Re: Using materialised views for queries with joins

Posted by Sven Beauprez <sv...@theglue.com>.

Hi Sergi,

Thanks for your thoughts on this. 

I think everything is already available in Ignite to react upon cache operations and what needs to be done is to check if that operation should also change the resultset of a query. I think this is also how "Continuous Queries" work in Ignite.
What I see as a hurdle though, is the ACID compliance (ie. inventory is updated within a transaction and the materialized view 'cache' is updated at the same time or maybe eventual consistent with a step in between by eg writing to a WAL or a temp cache)

Let me elaborate a little bit on my example, also giving an example with streaming of IoT data and refer to how Kafka uses this idea (they call it Interactive Queries):

--- EXAMPLE 1: simple shopping basket---
(I know I could do some manual denormalisation in the example below by putting inventory in shopping basket cache, but we have a much more challenging use case that would be too hard to describe in a mail, so if you could follow the reasoning and imagine that manual denormalisation is not possible, thinking CQRS would also help)

Coming back to the shopping basket example, where you would like to show the end user the amount of items still available, the resultset of the materialized view is not that big. The join would be between 'shoppingbasket' and 'inventory' where shoppingbasket is 'active', ie. materialized view cache (on ignite node A) would have the fields

shoppingbasketID | productItem | amount | inventoryAvailability

The shoppingbasket cache (on ignite node X) contains all active and inactive (finalized, discarded,... whatever reason) shoppingbaskets and the inventory cache (on ignite node Y) all product items with the amount still available. 

The materialized view would then only contain active shoppingbaskets with for each productitem in the shoppingbasket the available items.

Whenever a shoppingbasket is updated, the 'query' (ie. materialized view) is triggered (--> an event on the shoppingbasket cache), the where clause is checked (ie. shoppingbasket must be active) and the materialized view is updated (ie. item is added to cache or updated and inventory cache is checked for abailability of that item)

Same when inventory is updated, the 'query' (ie.materialized view) is triggered (--> an event on inventory cache), each entry of the productitem in the materialized view is updated (ie. availbility for that productitem is updated in each active shoppingbasket in the view)

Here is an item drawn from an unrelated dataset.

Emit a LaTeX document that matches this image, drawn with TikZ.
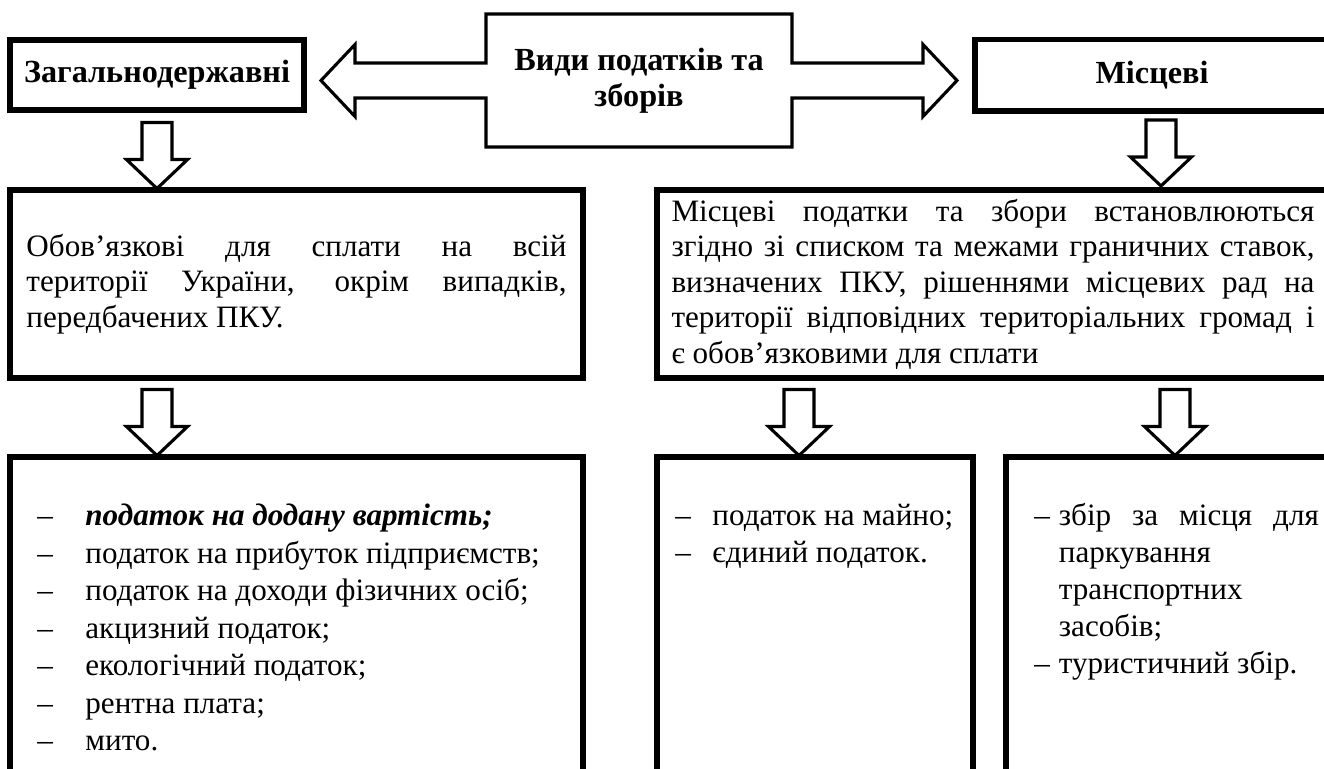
\documentclass[tikz,border=0pt]{standalone}
\usepackage{fontspec}
\setmainfont{Liberation Serif}
\usepackage{tikz}
\usetikzlibrary{calc}

\newcommand{\mainsize}{\fontsize{14}{16}\selectfont}

\tikzset{
	boxline/.style = {draw, line width = 2.3pt},
	tbox/.style = {boxline, inner sep = 0pt},
	title/.style = {font = \fontsize{14.5}{16}\selectfont\bfseries},
	hollow/.style = {draw, line width = 1.4pt},
	listline/.style = {anchor = base west, inner sep = 0pt},
	hollowdown/.pic = {
		\draw [hollow] (-15,0) -- (-15,37) -- (-30.5,37) -- (0,66) -- (30.5,37) -- (15,37) -- (15,0) -- cycle;
	}
}

\begin{document}
\begin{tikzpicture}[x = 0.45pt, y = -0.45pt, font = \mainsize]
		%page frame, one unit is one pixel of the screenshot
		\useasboundingbox (0,0) rectangle (1324,769);
		
		%widths of the justified lines
		\def\dutyW{243pt};
		\def\rulesW{289.35pt};
		\def\feeW{117pt};
		
		%top row
		\node [tbox, title, minimum width = 132.3pt, minimum height = 31.5pt] (state) at (157,75) {Загальнодержавні};
		\node [tbox, title, minimum width = 159.3pt, minimum height = 32pt] (local) at (1152,75.5) {Місцеві};
		\node [title, align = center, inner sep = 0pt] (kinds) at (639,80.5) {Види податків та\\зборів};
		
		%central box with two hollow arrows
		\draw [hollow] (486,14) -- (792,14) -- (792,63) -- (923,63) -- (923,44.5) -- (957,80.5) -- (923,116.5) -- (923,98)
			-- (792,98) -- (792,147) -- (486,147) -- (486,98) -- (355,98) -- (355,116.5) -- (321,80.5) -- (355,44.5)
			-- (355,63) -- (486,63) -- cycle;
		
		%middle row
		\node [tbox, minimum width = 257.85pt, minimum height = 84.6pt, text width = \dutyW, align = flush left] (duty) at (296.5,284) {%
			\makebox[\dutyW][s]{Обов’язкові для сплати на всій}\\
			\makebox[\dutyW][s]{території України, окрім випадків,}\\
			передбачених ПКУ.};
		\node [tbox, minimum width = 302.4pt, minimum height = 84.6pt, text width = \rulesW, align = flush left] (rules) at (993,284) {%
			\makebox[\rulesW][s]{Місцеві податки та збори встановлюються}\\
			\makebox[\rulesW][s]{згідно зі списком та межами граничних ставок,}\\
			\makebox[\rulesW][s]{визначених ПКУ, рішеннями місцевих рад на}\\
			\makebox[\rulesW][s]{території відповідних територіальних громад і}\\
			є обов’язковими для сплати};
		
		\pic at ($(state.south)+(0,10)$) {hollowdown};
		\pic at (1161,120) {hollowdown};
		
		%bottom row, open at the lower edge
		\draw [boxline] (10,457) rectangle (583,800);
		\draw [boxline] (657,457) rectangle (973,800);
		\draw [boxline] (1006,457) rectangle (1340,800);
		
		\pic at ($(state.south |- duty.south)+(0,9)$) {hollowdown};
		\pic at ($(799,0 |- rules.south)+(0,9)$) {hollowdown};
		\pic at ($(1175,0 |- rules.south)+(0,9)$) {hollowdown};
		
		%lists
		\foreach \txt [count = \i] in {\textbf{\textit{податок на додану вартість;}}, податок на прибуток підприємств;,
			податок на доходи фізичних осіб;, акцизний податок;, екологічний податок;, рентна плата;, мито.}
			\node [listline] (tax\i) at (37,488.5+37.5*\i) {\makebox[21.6pt][l]{–}\txt};
		
		\node [listline] (prop1) at (675,526) {\makebox[16.65pt][l]{–}податок на майно;};
		\node [listline] (prop2) at (675,563) {\makebox[16.65pt][l]{–}єдиний податок.};
		
		\node [listline] (fee1) at (1034,526) {\makebox[11pt][l]{–}\makebox[\feeW][s]{збір за місця для}};
		\node [listline] (fee2) at (1058.5,563) {паркування};
		\node [listline] (fee3) at (1058.5,600) {транспортних};
		\node [listline] (fee4) at (1058.5,637) {засобів;};
		\node [listline] (fee5) at (1034,674) {\makebox[11pt][l]{–}туристичний збір.};
	\end{tikzpicture}
\end{document}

This is a kind of 'automagical' denormalization based on queries known at development time and hence deploy time in the grid (ie. a query for denormalized views needs to be registered/deployed). Seeing what is happening in the market with other tools (Kafka, Samza), this would be a very powerful feature for Ignite and would be a huge speed optimisation for querying.

--- EXAMPLE 2: streaming from IoT devices ---
This would be even a better example, where a materialized view is actually a join of two or more streams, each filling up a cache in Ignite. 

Today in ignite it is already possible to have continuous queries to get new incoming data transparantly.

The materialized view would only contain relevant *state* for certain things coming from that stream. This is especially for IoT interesting because you could keep for example the average or median of the temperature of thousands of devices in the materialized view cache while data on the stream can be discarded very quickly.

--- SAMZA/KAFKA ---
This is how Apache Samza works (https://www.confluent.io/blog/turning-the-database-inside-out-with-apache-samza/ ) and those ideas are also the basis for how the Interactive Queries from Kafka works (https://www.confluent.io/blog/unifying-stream-processing-and-interactive-queries-in-apache-kafka/ ), but the big advandage with Ignite is that everything is already in place and you don't need an extra embedded database like RocksDB. All the cons they describe could be solved in Ignite out of the box.

Regards,

Sven

SVEN BEAUPREZ 

L e a d   A r c h i t e c t

De Kleetlaan 5, B-1831 Diegem

www.theglue.com <http://www.theglue.com/>

On 18/09/2018, 15:10, "Sergi Vladykin" <se...@gmail.com> wrote:

    Sven,

    Support of materialized views sounds like a huge project. I would not
    expect it to appear in Ignite soon.

    As far as I see you have problems with data collocation. If you can not
    store the original data in replicated caches, then these views will be huge
    as well and thus must be partitioned with some collocation. So it does not
    change the picture too much actually.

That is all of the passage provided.